Thüringische Landeszeitung (Unstrut-Hainich-Kreis)
In Deutschland lebende Türken stimmen über Erdogan ab
Noch bis 9. April können Wahlberechtigte über die Verfassungsreform entscheiden, die dem türkischen Präsidenten mehr Macht geben würde
BERLIN. Die gut 55 Millionen Wahlberechtigten in der Türkei müssen sich noch bis zum 16. April gedulden. Aber etwa drei Millionen Auslandstürken dürfen schon früher zu den Wahlurnen gehen. Ihre Stimmen könnten den Ausschlag geben.

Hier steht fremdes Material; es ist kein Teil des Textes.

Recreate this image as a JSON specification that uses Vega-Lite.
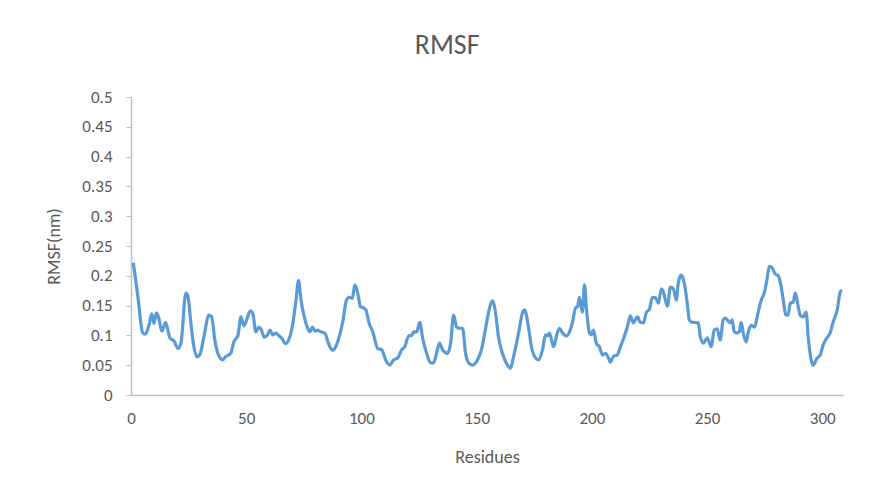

Seit Montag sind die Wahllokale für das Verfassungsreferendum in Deutschland, der Schweiz und Österreich sowie in Belgien, Frankreich und Dänemark geöffnet. In Deutschland können die rund 1,4 Millionen wahlberechtigten Türken in neun konsularischen Vertretungen ihres Landes sowie vier weiteren Wahllokalen abstimmen, etwa Frankfurt/main, Münster oder Mainz. Die Stimmabgabe läuft bis zum 9. April.
Für Staatschef Recep Tayyip Erdogan steht viel auf dem Spiel. „Erdogan will eine Diktatur verfassungsrechtlich kaschieren“, sagt Baris Yarkadas, Istanbuler Abgeordneter der größten Oppositionspartei CHP. „Aber die meisten Menschen wollen diese Zwangsjacke nicht, die Erdogan ihnen verpassen will“, meinte der Politiker im Gespräch mit dieser Zeitung.
Noch gibt sich Erdogan siegesgewiss. Er hoffe auf 60 Prozent Ja-stimmen, erklärte der Präsident vergangene Woche. Die Meinungsumfragen geben ein anderes Bild. Neun Umfragen sind seit Anfang März publiziert worden. Im Durchschnitt liegt das Ja-lager bei 48,4 Prozent. Die Nein-sager führen mit 51,5 Prozent.
Bei der Abstimmung im Parlament konnte sich Erdogan auf die Stimmen der Regierungspartei AKP und auf Teile der ultrarechten MHP stützen. Aber die Anhänger dieser beiden Parteien stehen keineswegs geschlossen hinter dem geplanten Präsidialsystem, meint Bekir Agirdir, Chef des Meinungsforschungsinstituts Konda: „Ein Fünftel der Akp-wähler ist von der Verfassungsänderung nicht überzeugt, und die Hälfte der Mhp-anhänger gehört zum Lager der Neinsager“, sagt Agirdir.
Fällt das geplante Präsidialsystem bei dem Referendum durch, wäre das ein schwerer Rückschlag für Erdogan. Die Gegner der Verfassungsänderung diffamiert er als „Terroristen“und „Staatsfeinde“. Teil dieser Strategie sind auch die Tiraden gegen ausländische Politiker. Die Europäer stigmatisiert Erdogan als „Faschisten“und „Feinde der Türkei“, ausländische Journalisten als „Spione“. So hofft er, unentschlossene Wähler auf seine Seite zu ziehen. Ob die Strategie aufgeht, wird sich in drei Wochen zeigen.